▶ **Task brief**
Only a number is required: how many lines of the material contain the word "this"?

───

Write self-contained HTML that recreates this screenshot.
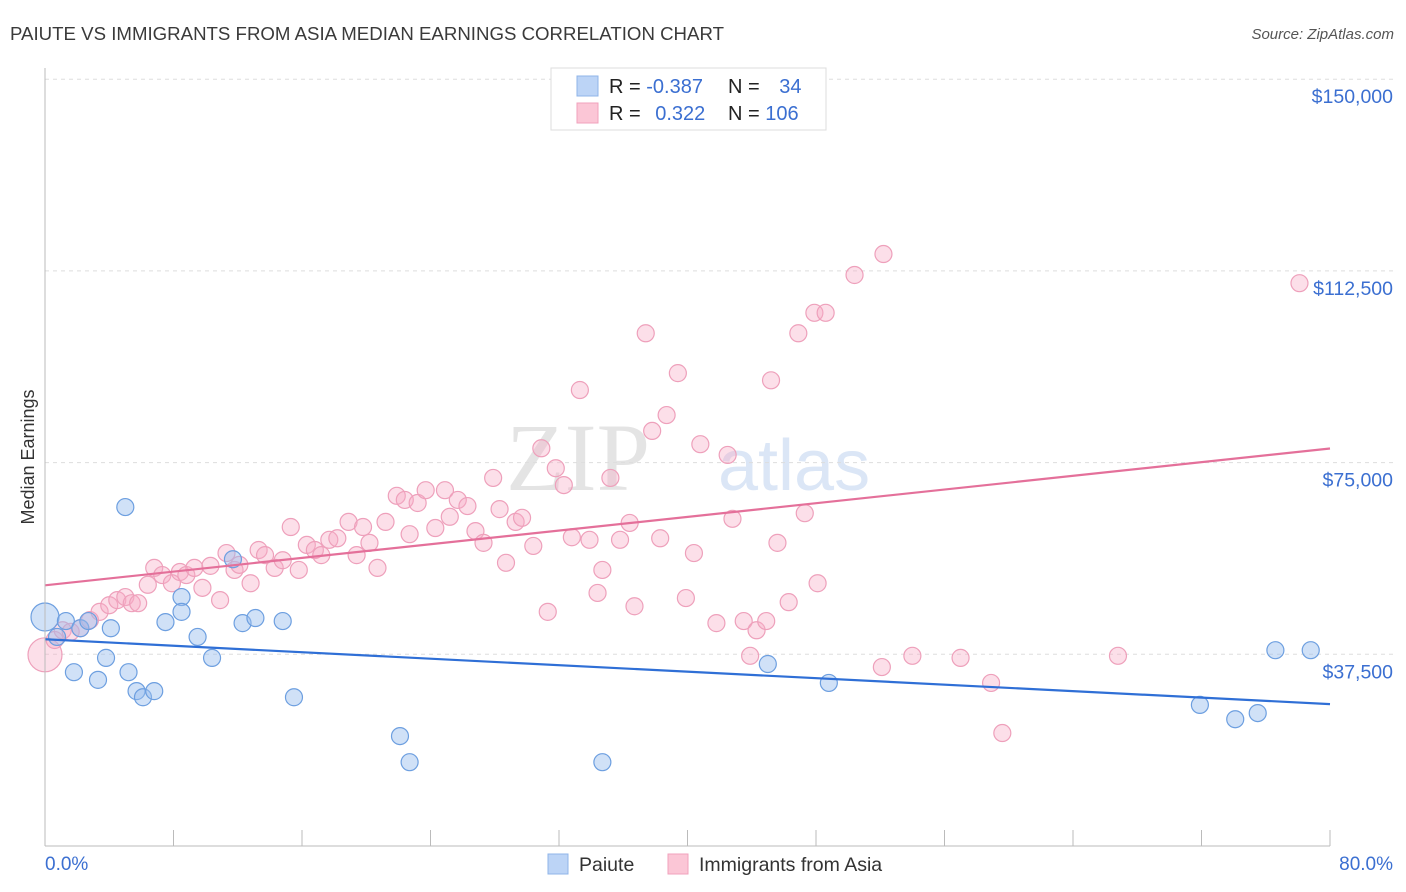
<!DOCTYPE html>
<html><head><meta charset="utf-8"><style>
body{margin:0;background:#fff;font-family:"Liberation Sans",sans-serif;}
#wrap{position:relative;width:1406px;height:892px;overflow:hidden}
</style></head><body>
<div id="wrap">
<svg id="chart" width="1406" height="892" xmlns="http://www.w3.org/2000/svg">
<text x="10" y="40" font-size="18" fill="#3a3a3a" textLength="714" lengthAdjust="spacingAndGlyphs">PAIUTE VS IMMIGRANTS FROM ASIA MEDIAN EARNINGS CORRELATION CHART</text>
<text x="1394" y="39" font-size="15" fill="#555" font-style="italic" text-anchor="end">Source: ZipAtlas.com</text>
<text x="650" y="490" font-size="96" fill="#e4e4e4" text-anchor="end" font-family="Liberation Serif,serif">ZIP</text>
<text x="718" y="490" font-size="72" fill="#dbe6f6">atlas</text>
<text transform="translate(34,457) rotate(-90)" font-size="18" fill="#333" text-anchor="middle">Median Earnings</text>
<g id="grid"></g><g id="marks"></g><g id="lines"></g>
<line x1="45" y1="68" x2="45" y2="846" stroke="#bbb"/>
<line x1="45" y1="846" x2="1330" y2="846" stroke="#bbb"/>
<text x="45" y="870" font-size="19" fill="#3b6fd1">0.0%</text>
<text x="1393" y="870" font-size="19" fill="#3b6fd1" text-anchor="end">80.0%</text>
<g>
<rect x="551" y="68" width="275" height="62" fill="#fff" stroke="#ddd"/>
<rect x="577" y="76" width="21" height="20" fill="#bcd4f6" stroke="#8fb4e8"/>
<rect x="577" y="103" width="21" height="20" fill="#fbc6d6" stroke="#f0a2bc"/>
<text x="609" y="93" font-size="20" fill="#222">R = <tspan fill="#3b6fd1">-0.387</tspan></text>
<text x="728" y="93" font-size="20" fill="#222">N = <tspan fill="#3b6fd1" dx="14">34</tspan></text>
<text x="609" y="120" font-size="20" fill="#222">R = <tspan fill="#3b6fd1" dx="9">0.322</tspan></text>
<text x="728" y="120" font-size="20" fill="#222">N = <tspan fill="#3b6fd1">106</tspan></text>
</g>
<g>
<rect x="548" y="854" width="20" height="20" fill="#bcd4f6" stroke="#8fb4e8"/>
<text x="579" y="871" font-size="19.5" fill="#333">Paiute</text>
<rect x="668" y="854" width="20" height="20" fill="#fbc6d6" stroke="#f0a2bc"/>
<text x="699" y="871" font-size="19.5" fill="#333">Immigrants from Asia</text>
</g>
</svg></div>
<script>
const yTicks=[37500,75000,112500,150000];
const yTickLabels=["$37,500","$75,000","$112,500","$150,000"];
const xTicks=[0,8,16,24,32,40,48,56,64,72,80];
const paiuteX=[0,0.75,1.3,1.8,2.2,2.7,3.3,3.8,4.1,5.0,5.2,5.7,6.1,6.8,7.5,8.5,8.5,9.5,10.4,11.7,12.3,13.1,14.8,15.5,22.1,22.7,34.7,45.0,48.8,71.9,74.1,75.5,76.6,78.8];
const paiuteY=[44800,40900,44000,34000,42600,44000,32500,36800,42600,66300,34000,30300,29100,30300,43800,48700,45800,40900,36800,56100,43600,44600,44000,29100,21500,16400,16400,35600,31900,27600,24800,26000,38300,38300];
const asiaX=[0,0.6,1.1,1.6,2.2,2.8,3.4,4.0,4.5,5.0,5.4,5.8,6.4,6.8,7.3,7.9,8.4,8.8,9.3,9.8,10.3,10.9,11.3,11.8,12.1,12.8,13.3,13.7,14.3,14.8,15.3,15.8,16.3,16.8,17.2,17.7,18.2,18.9,19.4,19.8,20.2,20.7,21.2,21.9,22.4,22.7,23.2,23.7,24.3,24.9,25.2,25.7,26.3,26.8,27.3,27.9,28.3,28.7,29.3,29.7,30.4,30.9,31.3,31.8,32.3,32.8,33.3,33.9,34.4,34.7,35.2,35.8,36.4,36.7,37.4,37.8,38.3,38.7,39.4,39.9,40.4,40.8,41.8,42.5,42.8,43.5,43.9,44.3,44.9,45.2,45.6,46.3,46.9,47.3,47.9,48.1,48.6,50.4,52.1,52.2,54.0,57.0,58.9,59.6,66.8,78.1];
const asiaY=[37400,40300,42200,41900,42600,44200,45800,47100,48100,48700,47500,47500,51100,54400,53000,51400,53600,53000,54400,50500,54800,48100,57300,54000,55000,51400,57900,56900,54400,55900,62400,54000,58900,57900,56900,59900,60200,63400,56900,62400,59300,54400,63400,68500,67700,61000,67100,69600,62200,69600,64400,67700,66500,61600,59300,72000,65900,55400,63400,64200,58700,77800,45800,73900,70600,60400,89200,59900,49500,54000,72000,59900,63200,46900,100300,81200,60200,84300,92500,48500,57300,78600,43600,76500,64000,44000,37200,42200,44000,91100,59300,47700,100300,65100,104300,51400,104300,111700,35000,115800,37200,36800,31900,22100,37200,110100];
const NS="http://www.w3.org/2000/svg";
const X=v=>45+v/80*1285;
const Y=v=>846-v/37500*191.7;
function mk(tag,attrs,parent){const e=document.createElementNS(NS,tag);for(const k in attrs)e.setAttribute(k,attrs[k]);parent.appendChild(e);return e;}
const grid=document.getElementById('grid'),marks=document.getElementById('marks'),lines=document.getElementById('lines');
yTicks.forEach((t,i)=>{
 const l=mk('line',{x1:45,x2:1394,y1:Y(t),y2:Y(t),stroke:'#ddd','stroke-dasharray':'4,4'},grid);
 
 
 const tx=mk('text',{x:1393,y:Y(t)+24,'font-size':19.5,fill:'#3b6fd1','text-anchor':'end'},grid);
 tx.textContent=yTickLabels[i];
 
 
});
xTicks.forEach(t=>{
 const l=mk('line',{x1:X(t),x2:X(t),y1:830,y2:846,stroke:'#bbb'},grid);
 
 
});
function scatter(xs,ys,fill,stroke,name){
 xs.forEach((x,i)=>{
  const r=(i===0)?(name==='asia-point'?17:14):8.5;
  const c=mk('circle',{cx:X(x),cy:Y(ys[i]),r:r,fill:fill,stroke:stroke,'stroke-width':1.2},marks);
  
  
 });
}
scatter(asiaX,asiaY,'rgba(246,170,196,0.38)','#eea0bb','asia-point');
scatter(paiuteX,paiuteY,'rgba(150,188,238,0.45)','#6d9fe0','paiute-point');
function fit(xs,ys){const n=xs.length;let mx=0,my=0;for(let i=0;i<n;i++){mx+=xs[i];my+=ys[i];}mx/=n;my/=n;let sxy=0,sxx=0;for(let i=0;i<n;i++){sxy+=(xs[i]-mx)*(ys[i]-my);sxx+=(xs[i]-mx)**2;}const b=sxy/sxx;return[my-b*mx,b];}
function trend(xs,ys,color,name){const [a,b]=fit(xs,ys);const l=mk('line',{x1:X(0),y1:Y(a),x2:X(80),y2:Y(a+b*80),stroke:color,'stroke-width':2.2},lines);
 
 }
trend(paiuteX,paiuteY,'#2f6fd6','paiute-trend-line');
trend(asiaX,asiaY,'#e4709a','asia-trend-line');
</script>
</body></html>
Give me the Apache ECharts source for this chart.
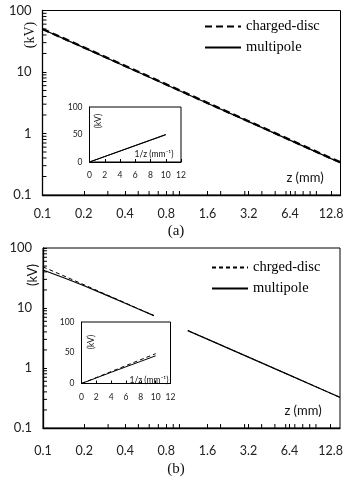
<!DOCTYPE html>
<html>
<head>
<meta charset="utf-8">
<script src="https://cdn.jsdelivr.net/npm/echarts@6/dist/echarts.min.js"></script>
<style>
html, body { margin: 0; padding: 0; background: #fff; }
#chart { width: 350px; height: 480px; }
</style>
</head>
<body>
<div id="chart"></div>
<script>
// panel (a): potential vs z
var zA = [0.1, 0.2, 0.4, 0.8, 1.6, 3.2, 6.4, 12.8, 15];
var discA = [50, 25.2, 12.6, 6.3, 3.15, 1.58, 0.79, 0.395, 0.34];
var multiA = [49.5, 24.9, 12.4, 6.2, 3.1, 1.56, 0.78, 0.39, 0.336];

// panel (b): '-' marks the break in the drawn curves
var zB = [0.1, 0.15, 0.2, 0.3, 0.4, 0.5, 0.65, 0.8, 1.15, 1.6, 3.2, 6.4, 12.8, 15];
var discB = [48.5, 32.5, 24.4, 16.2, 12.2, 9.7, 7.45, '-', 4.22, 3.03, 1.52, 0.76, 0.38, 0.324];
var multiB = [43, 30.5, 23.5, 15.9, 12, 9.6, 7.45, '-', 4.2, 3.03, 1.52, 0.76, 0.38, 0.324];

// insets: potential vs 1/z
var invZ = [0, 2, 4, 6, 8, 10];
var inDiscA = [0, 10, 20, 30, 40, 50];
var inMultiA = [0, 9.9, 19.8, 29.7, 39.6, 49.5];
var inDiscB = [0, 9.7, 19.4, 29.1, 38.8, 48.5];
var inMultiB = [0, 9.1, 18.2, 27.2, 36.1, 45];

// log minor tick positions
var xMinorTicks = [0.3, 0.5, 0.6, 0.7, 0.9, 1, 2, 3, 4, 5, 6, 7, 8, 9, 10];
var yMinorTicks = [0.2, 0.3, 0.4, 0.5, 0.6, 0.7, 0.8, 0.9,
	2, 3, 4, 5, 6, 7, 8, 9, 20, 30, 40, 50, 60, 70, 80, 90];

var pairs = function(xs, ys){
	var out = [];
	for (var i = 0; i < xs.length; i++) {
		out.push([xs[i], ys[i]]);
	}
	return out;
};

var sans = 'Lato';
var serif = 'Liberation Serif';

var mainX = function(gi, margin){
	return {
		type: 'log', logBase: 2, gridIndex: gi,
		min: 0.1, max: 15, interval: 1,
		axisLine: { lineStyle: { color: '#000', width: 1.3 } },
		axisTick: { inside: true, length: 4, lineStyle: { color: '#000' } },
		axisLabel: {
			margin: margin, fontFamily: sans, fontSize: 12.5, color: '#222',
			showMaxLabel: false,
			formatter: function(v){ return String(+v.toFixed(1)); }
		},
		splitLine: { show: false }
	};
};
var mainY = function(gi){
	return {
		type: 'log', logBase: 10, gridIndex: gi,
		min: 0.1, max: 100,
		axisLine: { lineStyle: { color: '#000', width: 1.3 } },
		axisTick: { inside: true, length: 4, lineStyle: { color: '#000' } },
		axisLabel: {
			margin: 11, fontFamily: sans, fontSize: 13, color: '#222',
			formatter: function(v){ return String(+v.toFixed(1)); }
		},
		splitLine: { show: false }
	};
};
var insetX = function(gi){
	return {
		type: 'value', gridIndex: gi, min: 0, max: 12, interval: 2,
		axisLine: { lineStyle: { color: '#000', width: 1 } },
		axisTick: { inside: true, length: 3, lineStyle: { color: '#000' } },
		axisLabel: { margin: 9, fontFamily: sans, fontSize: 8.5, color: '#222' },
		splitLine: { show: false }
	};
};
var insetY = function(gi){
	return {
		type: 'value', gridIndex: gi, min: 0, max: 100, interval: 50,
		axisLine: { lineStyle: { color: '#000', width: 1 } },
		axisTick: { show: false },
		axisLabel: { margin: 7, fontFamily: sans, fontSize: 8.5, color: '#222' },
		splitLine: { show: false }
	};
};

var tickSeries = function(ai, data, onY){
	return {
		type: 'custom', xAxisIndex: ai, yAxisIndex: ai,
		silent: true, animation: false,
		data: data,
		encode: { x: 0, y: 1 },
		renderItem: function(params, api){
			var p = api.coord([api.value(0), api.value(1)]);
			var shape = onY
				? { x1: p[0], y1: p[1], x2: p[0] + 4, y2: p[1] }
				: { x1: p[0], y1: p[1], x2: p[0], y2: p[1] - 4 };
			return { type: 'line', shape: shape, style: { stroke: '#000', lineWidth: 1 } };
		}
	};
};
var lineSeries = function(name, ai, data, width, dash){
	return {
		name: name, type: 'line', xAxisIndex: ai, yAxisIndex: ai,
		data: data, symbol: 'none', connectNulls: false, animation: false,
		lineStyle: { color: '#000', width: width, type: dash || 'solid' },
		itemStyle: { color: '#000' }
	};
};

var atX = function(vals){ return vals.map(function(v){ return [v, 0.1]; }); };
var atY = function(vals){ return vals.map(function(v){ return [0.1, v]; }); };

var txt = function(x, y, text, font, rot){
	return {
		type: 'text', x: x, y: y, rotation: rot || 0, z: 10,
		style: { text: text, font: font, fill: '#111', align: 'center', verticalAlign: 'middle' }
	};
};

var legendOf = function(left, top, names){
	return {
		left: left, top: top, orient: 'vertical', padding: 0,
		itemWidth: 36, itemHeight: 12, itemGap: 6,
		selectedMode: false, data: names,
		itemStyle: { color: 'transparent', borderWidth: 0, opacity: 0 },
		textStyle: { fontFamily: serif, fontSize: 14.5, color: '#000' }
	};
};

var myChart = echarts.init(document.getElementById('chart'));
var boxStyle = { show: true, borderColor: '#000', borderWidth: 1, backgroundColor: 'transparent' };
var insetStyle = { show: true, borderColor: '#000', borderWidth: 1, backgroundColor: '#fff' };

var option = {
	backgroundColor: '#fff',
	animation: false,
	grid: [
		Object.assign({ left: 42.5, top: 10.5, width: 298, height: 184.5 }, boxStyle),
		Object.assign({ left: 89.5, top: 107, width: 91.5, height: 55 }, insetStyle),
		Object.assign({ left: 43, top: 248, width: 297, height: 180 }, boxStyle),
		Object.assign({ left: 81.5, top: 322, width: 89, height: 61.5 }, insetStyle)
	],
	xAxis: [mainX(0, 12), insetX(1), mainX(2, 16), insetX(3)],
	yAxis: [mainY(0), insetY(1), mainY(2), insetY(3)],
	legend: [
		legendOf(204, 19, ['charged-disc', 'multipole']),
		legendOf(211, 260, ['chrged-disc', 'multipole'])
	],
	series: [
		lineSeries('multipole', 0, pairs(zA, multiA), 1.2),
		lineSeries('charged-disc', 0, pairs(zA, discA), 2.4, [7, 4]),
		lineSeries('inset a multipole', 1, pairs(invZ, inMultiA), 1),
		lineSeries('inset a disc', 1, pairs(invZ, inDiscA), 1),
		lineSeries('multipole b', 2, pairs(zB, multiB), 1.2),
		lineSeries('chrged-disc', 2, pairs(zB, discB), 1, [4, 3]),
		lineSeries('inset b multipole', 3, pairs(invZ, inMultiB), 1),
		lineSeries('inset b disc', 3, pairs(invZ, inDiscB), 1, [4, 3]),
		tickSeries(0, atX(xMinorTicks), false),
		tickSeries(0, atY(yMinorTicks), true),
		tickSeries(2, atX(xMinorTicks), false),
		tickSeries(2, atY(yMinorTicks), true)
	],
	graphic: [
		txt(30, 35, '(kV)', '14px "Liberation Serif"', Math.PI / 2),
		txt(33, 275, '(kV)', '13px Lato', Math.PI / 2),
		txt(305, 178, 'z (mm)', '13px Lato'),
		txt(303, 411, 'z (mm)', '13px Lato'),
		txt(98, 121, '(kV)', '8.5px Lato', Math.PI / 2),
		txt(91, 342, '(kV)', '8.5px Lato', Math.PI / 2),
		txt(154, 154, '1/z (mm\u207B\u00B9)', '8.5px Lato'),
		txt(149, 380, '1/z (mm\u207B\u00B9)', '8.5px Lato'),
		txt(176, 231, '(a)', '15px "Liberation Serif"'),
		txt(176, 469, '(b)', '15px "Liberation Serif"')
	]
};
myChart.setOption(option);
</script>
</body>
</html>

───

▶ **Correct output**
2